As I have said, the Equine Tapestry books touch on the subject of genetic diversity. Because the way a registry defines “breed” and “purity” has a huge impact on colors – both what is ruled in and what is ruled out – it is quite relevant. It is also true that misconceptions about purity and breed integrity have big implications for animal coloring. Because color is so easy to see, and is often the result of far more straight-forward inheritance than things like conformation or breed type, it tends to be on the front line of selective pressures. But beyond those issues, it is my hope that the books will raise questions about how we integrate our growing understanding of genetics into real world breeding decisions.

I have a few more posts to make that expand on some of these ideas, since I want to bring some of these ideas back to issues that touch more directly on color. I also plan to add another page (much like the Splashed White Project page) to the blog with a collection of links for further reading on genetic diversity.
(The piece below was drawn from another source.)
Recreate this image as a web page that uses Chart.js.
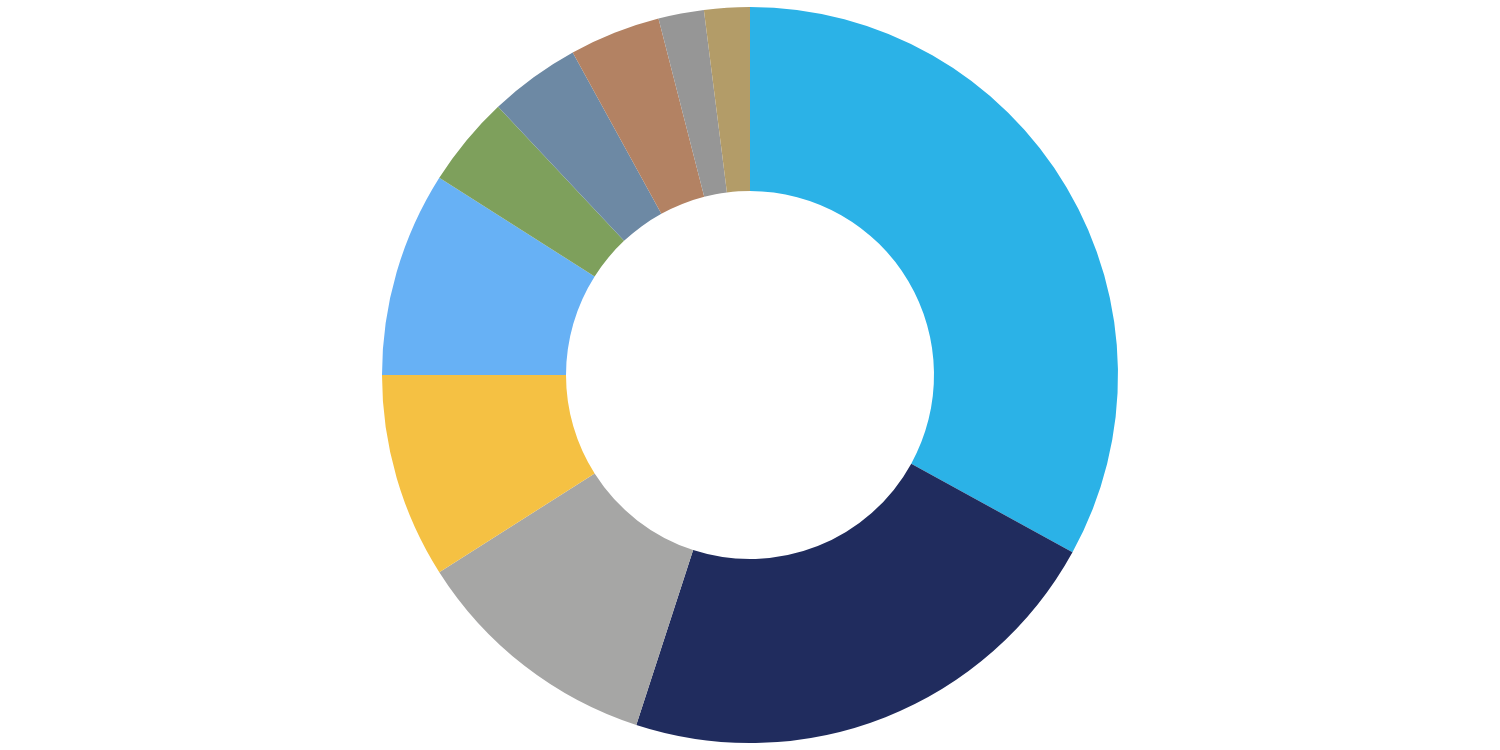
<!DOCTYPE html>
<html lang="en">
<head>
    <meta charset="UTF-8">
    <title>Doughnut</title>
    <script src="https://cdn.jsdelivr.net/npm/chart.js"></script>
    <style>
        html, body { margin: 0; padding: 0; background: #fff; }
        .chart-container { position: relative; width: 1500px; height: 750px; }
    </style>
</head>
<body>
    <div class="chart-container"><canvas id="donut"></canvas></div>
    <script>
        // === DATA ===
        const categories = ['A', 'B', 'C', 'D', 'E', 'F', 'G', 'H', 'I', 'J'];
        const shares = [33, 22, 11, 9, 9, 4, 4, 4, 2, 2];
        const sliceColors = ['#2bb2e7', '#202c5e', '#a6a6a5', '#f5c143', '#67b1f5',
                             '#7ea05c', '#6d89a4', '#b38263', '#969696', '#b39c68'];

        const ctx = document.getElementById('donut').getContext('2d');
        new Chart(ctx, {
            type: 'doughnut',
            data: {
                labels: categories,
                datasets: [{ data: shares, backgroundColor: sliceColors, borderWidth: 0 }]
            },
            options: {
                responsive: true,
                maintainAspectRatio: false,
                animation: false,
                cutout: '50%',
                layout: { padding: 7 },
                plugins: { legend: { display: false }, tooltip: { enabled: false } }
            }
        });
    </script>
</body>
</html>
Perhaps they can plant the seeds for a more rational dialogue on the topic.

Twenty years ago, when I talked to my husband about linebreeding, I never mentioned genetic diversity. It was not a concept that had come up in my reading at that point. Today when I pulled the copy of my husband’s book, thinking I might find some of the images that came from his work in genetic algorithms, I found the following passage:

Alan Kathman
We intuitively know that larger populations will bring greater diversity and better sample the solution space. If the ranking function is nearly flat, poor attributes will stay in the population longer. If the ranking function is steep, the population swiftly becomes inbred. A lot of mutation can slow the convergence, while no mutation will lead to premature stagnation through inbreeding.

That passage pretty much sums up the situation facing breeders. If the selection process (what he calls a ‘ranking function’) is minimal, we will get a mix of good and bad attributes and not a lot of control over which we get from any particular breeding. That is the part I knew. At the other end, if we use extremely strict selection, we run the risk of a dead end where the variables present are too limited to provide the answer to a problem. For many, my younger self included, that is the missing piece. I may not have understood then, but the math certainly gave my husband a more complete picture. It almost makes me wish I hadn’t spent so much of my high school algebra classes doodling horses in the margins of my notebook.